** START **
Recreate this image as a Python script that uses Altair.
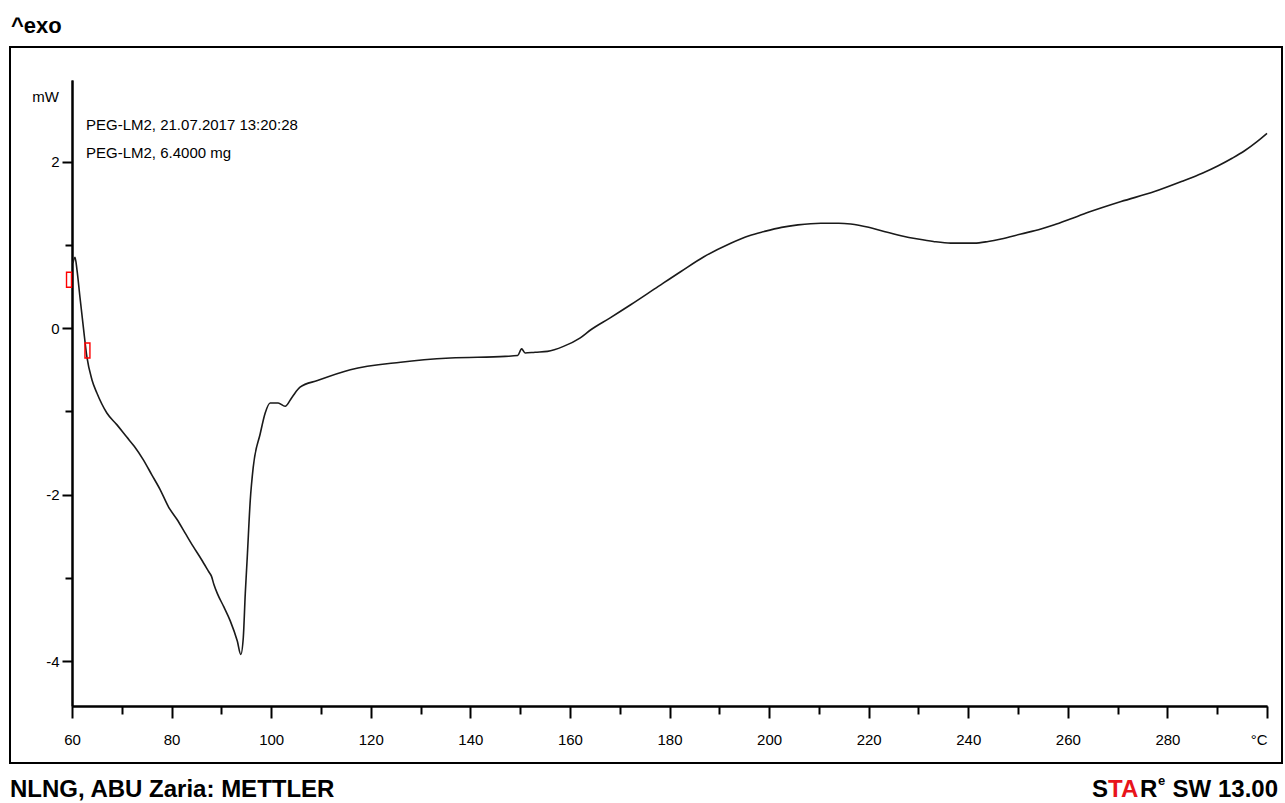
import altair as alt
import pandas as pd

# ---- data ----
temperature = [60.2, 60.6, 61.0, 61.6, 62.3, 63.0, 64.0, 65.0, 67.0, 69.0, 71.0, 72.5,
               74.3, 76.0, 77.7, 79.4, 81.1, 82.7, 84.3, 86.0, 87.5, 88.0, 88.5, 89.2,
               90.5, 91.8, 93.2, 93.9, 94.4, 94.8, 95.2, 95.8, 96.4, 97.8, 98.8, 99.8,
               101.4, 102.8, 104.2, 105.8, 109.3, 115.9, 126.0, 136.0, 147.0, 149.5,
               150.3, 151.0, 153.0, 155.5, 158.7, 162.0, 164.2, 168.0, 172.2, 177.0,
               182.3, 187.0, 192.3, 196.0, 199.0, 202.5, 205.8, 210.4, 214.0, 216.4,
               220.0, 223.1, 226.5, 229.9, 233.0, 236.5, 241.2, 244.0, 246.6, 250.6,
               254.6, 257.3, 260.5, 264.1, 270.7, 277.4, 282.8, 287.0, 290.2, 293.0,
               295.5, 298.0, 300.0]
heat_flow = [0.78, 0.85, 0.70, 0.37, 0.00, -0.35, -0.62, -0.78, -1.02, -1.16, -1.31, -1.42,
             -1.58, -1.76, -1.94, -2.15, -2.30, -2.46, -2.62, -2.78, -2.93, -2.98, -3.08, -3.19,
             -3.35, -3.52, -3.76, -3.92, -3.72, -3.19, -2.75, -2.07, -1.67, -1.27, -1.02, -0.90,
             -0.90, -0.94, -0.83, -0.71, -0.63, -0.50, -0.41, -0.36, -0.34, -0.33,
             -0.25, -0.30, -0.29, -0.28, -0.22, -0.12, -0.02, 0.12, 0.28, 0.47,
             0.68, 0.86, 1.02, 1.11, 1.16, 1.21, 1.24, 1.26, 1.26, 1.25,
             1.21, 1.16, 1.11, 1.07, 1.04, 1.02, 1.02, 1.04, 1.07, 1.13,
             1.19, 1.24, 1.31, 1.39, 1.52, 1.64, 1.76, 1.86, 1.95, 2.04,
             2.13, 2.24, 2.34]

marker_t_start = [58.9, 62.6]
marker_t_end = [59.9, 63.6]
marker_hf_top = [0.67, -0.18]
marker_hf_bottom = [0.49, -0.36]

x_major = [60, 80, 100, 120, 140, 160, 180, 200, 220, 240, 260, 280, 300]
x_minor = [70, 90, 110, 130, 150, 170, 190, 210, 230, 250, 270, 290]
y_major = [-4, -2, 0, 2]
y_minor = [-3, -1, 1]
x_domain = [60, 300]
y_domain = [-4.54, 2.98]

info_lines = ["PEG-LM2, 21.07.2017 13:20:28", "PEG-LM2, 6.4000 mg"]

FONT = "Liberation Sans, Arial, sans-serif"

curve_df = pd.DataFrame({"T": temperature, "HF": heat_flow})
marker_df = pd.DataFrame({"t1": marker_t_start, "t2": marker_t_end,
                          "v1": marker_hf_top, "v2": marker_hf_bottom})

xs = alt.Scale(domain=x_domain, nice=False, zero=False)
ys = alt.Scale(domain=y_domain, nice=False, zero=False)

axis_common = dict(domainColor="black", domainWidth=2, tickColor="black", tickWidth=2,
                   grid=False, labelFont=FONT, labelFontSize=15, labelColor="black",
                   title=None, labelOverlap=False)

line = alt.Chart(curve_df).mark_line(color="#1a1a1a", strokeWidth=1.6,
                                     interpolate="monotone").encode(
    x=alt.X("T:Q", scale=xs, axis=alt.Axis(
        values=x_major, tickSize=12, labelPadding=14, orient="bottom", labelFlush=False,
        labelExpr="datum.value == 300 ? '°C' : toString(datum.value)",
        labelAlign={"condition": {"test": "datum.value == 300", "value": "right"}, "value": "center"},
        **axis_common)),
    y=alt.Y("HF:Q", scale=ys, axis=alt.Axis(
        values=y_major, tickSize=10, labelPadding=3, orient="left",
        labelExpr="toString(datum.value)", **axis_common)),
)

markers = alt.Chart(marker_df).mark_rect(fillOpacity=0, stroke="red", strokeWidth=1.4).encode(
    x=alt.X("t1:Q", scale=xs, axis=alt.Axis(values=x_minor, tickSize=8, labels=False,
                                            orient="bottom", **axis_common)),
    x2="t2:Q",
    y=alt.Y("v1:Q", scale=ys, axis=alt.Axis(values=y_minor, tickSize=7, labels=False,
                                            orient="left", **axis_common)),
    y2="v2:Q",
)

frame = alt.Chart(pd.DataFrame({"a": [0]})).mark_rect(
    fillOpacity=0, stroke="black", strokeWidth=2).encode(
    x=alt.value(-62), x2=alt.value(1210), y=alt.value(-33), y2=alt.value(683))


def label(text, x, y, size, bold=False, align="left", color="black"):
    return alt.Chart(pd.DataFrame({"t": [text]})).mark_text(
        align=align, baseline="alphabetic", font=FONT, fontSize=size,
        fontWeight="bold" if bold else "normal", color=color).encode(
        x=alt.value(x), y=alt.value(y), text="t:N")


texts = [
    label("^exo", -61, -47, 22, bold=True),
    label("mW", -13, 22, 15, align="right"),
    label(info_lines[0], 14, 50, 15),
    label(info_lines[1], 14, 78, 15),
    label("NLNG, ABU Zaria: METTLER", -62, 717, 24, bold=True),
    label("S", 1020, 717, 24, bold=True),
    label("TA", 1036, 717, 24, bold=True, color="#e8141b"),
    label("R", 1068, 717, 24, bold=True),
    label("e", 1086, 705, 13, bold=True),
    label("SW 13.00", 1206, 717, 24, bold=True, align="right"),
]

chart = alt.layer(frame, line, markers, *texts).resolve_axis(
    x="independent", y="independent"
).properties(
    width=1195, height=626,
    padding={"left": 72, "top": 80, "right": 18, "bottom": 97},
    autosize=alt.AutoSizeParams(type="none"),
    background="white",
).configure_view(strokeWidth=0)

chart.save("out.html", embed_options={"renderer": "svg", "actions": False})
** END **
■ WHAT YOU NEED TO DO:
Without the pictures, transcribe the listing above exactly.

■ SOLVED PROBLEM:
Recreate this image as a Python script that uses Altair.
import altair as alt
import pandas as pd

# ---- data ----
temperature = [60.2, 60.6, 61.0, 61.6, 62.3, 63.0, 64.0, 65.0, 67.0, 69.0, 71.0, 72.5,
               74.3, 76.0, 77.7, 79.4, 81.1, 82.7, 84.3, 86.0, 87.5, 88.0, 88.5, 89.2,
               90.5, 91.8, 93.2, 93.9, 94.4, 94.8, 95.2, 95.8, 96.4, 97.8, 98.8, 99.8,
               101.4, 102.8, 104.2, 105.8, 109.3, 115.9, 126.0, 136.0, 147.0, 149.5,
               150.3, 151.0, 153.0, 155.5, 158.7, 162.0, 164.2, 168.0, 172.2, 177.0,
               182.3, 187.0, 192.3, 196.0, 199.0, 202.5, 205.8, 210.4, 214.0, 216.4,
               220.0, 223.1, 226.5, 229.9, 233.0, 236.5, 241.2, 244.0, 246.6, 250.6,
               254.6, 257.3, 260.5, 264.1, 270.7, 277.4, 282.8, 287.0, 290.2, 293.0,
               295.5, 298.0, 300.0]
heat_flow = [0.78, 0.85, 0.70, 0.37, 0.00, -0.35, -0.62, -0.78, -1.02, -1.16, -1.31, -1.42,
             -1.58, -1.76, -1.94, -2.15, -2.30, -2.46, -2.62, -2.78, -2.93, -2.98, -3.08, -3.19,
             -3.35, -3.52, -3.76, -3.92, -3.72, -3.19, -2.75, -2.07, -1.67, -1.27, -1.02, -0.90,
             -0.90, -0.94, -0.83, -0.71, -0.63, -0.50, -0.41, -0.36, -0.34, -0.33,
             -0.25, -0.30, -0.29, -0.28, -0.22, -0.12, -0.02, 0.12, 0.28, 0.47,
             0.68, 0.86, 1.02, 1.11, 1.16, 1.21, 1.24, 1.26, 1.26, 1.25,
             1.21, 1.16, 1.11, 1.07, 1.04, 1.02, 1.02, 1.04, 1.07, 1.13,
             1.19, 1.24, 1.31, 1.39, 1.52, 1.64, 1.76, 1.86, 1.95, 2.04,
             2.13, 2.24, 2.34]

marker_t_start = [58.9, 62.6]
marker_t_end = [59.9, 63.6]
marker_hf_top = [0.67, -0.18]
marker_hf_bottom = [0.49, -0.36]

x_major = [60, 80, 100, 120, 140, 160, 180, 200, 220, 240, 260, 280, 300]
x_minor = [70, 90, 110, 130, 150, 170, 190, 210, 230, 250, 270, 290]
y_major = [-4, -2, 0, 2]
y_minor = [-3, -1, 1]
x_domain = [60, 300]
y_domain = [-4.54, 2.98]

info_lines = ["PEG-LM2, 21.07.2017 13:20:28", "PEG-LM2, 6.4000 mg"]

FONT = "Liberation Sans, Arial, sans-serif"

curve_df = pd.DataFrame({"T": temperature, "HF": heat_flow})
marker_df = pd.DataFrame({"t1": marker_t_start, "t2": marker_t_end,
                          "v1": marker_hf_top, "v2": marker_hf_bottom})

xs = alt.Scale(domain=x_domain, nice=False, zero=False)
ys = alt.Scale(domain=y_domain, nice=False, zero=False)

axis_common = dict(domainColor="black", domainWidth=2, tickColor="black", tickWidth=2,
                   grid=False, labelFont=FONT, labelFontSize=15, labelColor="black",
                   title=None, labelOverlap=False)

line = alt.Chart(curve_df).mark_line(color="#1a1a1a", strokeWidth=1.6,
                                     interpolate="monotone").encode(
    x=alt.X("T:Q", scale=xs, axis=alt.Axis(
        values=x_major, tickSize=12, labelPadding=14, orient="bottom", labelFlush=False,
        labelExpr="datum.value == 300 ? '°C' : toString(datum.value)",
        labelAlign={"condition": {"test": "datum.value == 300", "value": "right"}, "value": "center"},
        **axis_common)),
    y=alt.Y("HF:Q", scale=ys, axis=alt.Axis(
        values=y_major, tickSize=10, labelPadding=3, orient="left",
        labelExpr="toString(datum.value)", **axis_common)),
)

markers = alt.Chart(marker_df).mark_rect(fillOpacity=0, stroke="red", strokeWidth=1.4).encode(
    x=alt.X("t1:Q", scale=xs, axis=alt.Axis(values=x_minor, tickSize=8, labels=False,
                                            orient="bottom", **axis_common)),
    x2="t2:Q",
    y=alt.Y("v1:Q", scale=ys, axis=alt.Axis(values=y_minor, tickSize=7, labels=False,
                                            orient="left", **axis_common)),
    y2="v2:Q",
)

frame = alt.Chart(pd.DataFrame({"a": [0]})).mark_rect(
    fillOpacity=0, stroke="black", strokeWidth=2).encode(
    x=alt.value(-62), x2=alt.value(1210), y=alt.value(-33), y2=alt.value(683))


def label(text, x, y, size, bold=False, align="left", color="black"):
    return alt.Chart(pd.DataFrame({"t": [text]})).mark_text(
        align=align, baseline="alphabetic", font=FONT, fontSize=size,
        fontWeight="bold" if bold else "normal", color=color).encode(
        x=alt.value(x), y=alt.value(y), text="t:N")


texts = [
    label("^exo", -61, -47, 22, bold=True),
    label("mW", -13, 22, 15, align="right"),
    label(info_lines[0], 14, 50, 15),
    label(info_lines[1], 14, 78, 15),
    label("NLNG, ABU Zaria: METTLER", -62, 717, 24, bold=True),
    label("S", 1020, 717, 24, bold=True),
    label("TA", 1036, 717, 24, bold=True, color="#e8141b"),
    label("R", 1068, 717, 24, bold=True),
    label("e", 1086, 705, 13, bold=True),
    label("SW 13.00", 1206, 717, 24, bold=True, align="right"),
]

chart = alt.layer(frame, line, markers, *texts).resolve_axis(
    x="independent", y="independent"
).properties(
    width=1195, height=626,
    padding={"left": 72, "top": 80, "right": 18, "bottom": 97},
    autosize=alt.AutoSizeParams(type="none"),
    background="white",
).configure_view(strokeWidth=0)

chart.save("out.html", embed_options={"renderer": "svg", "actions": False})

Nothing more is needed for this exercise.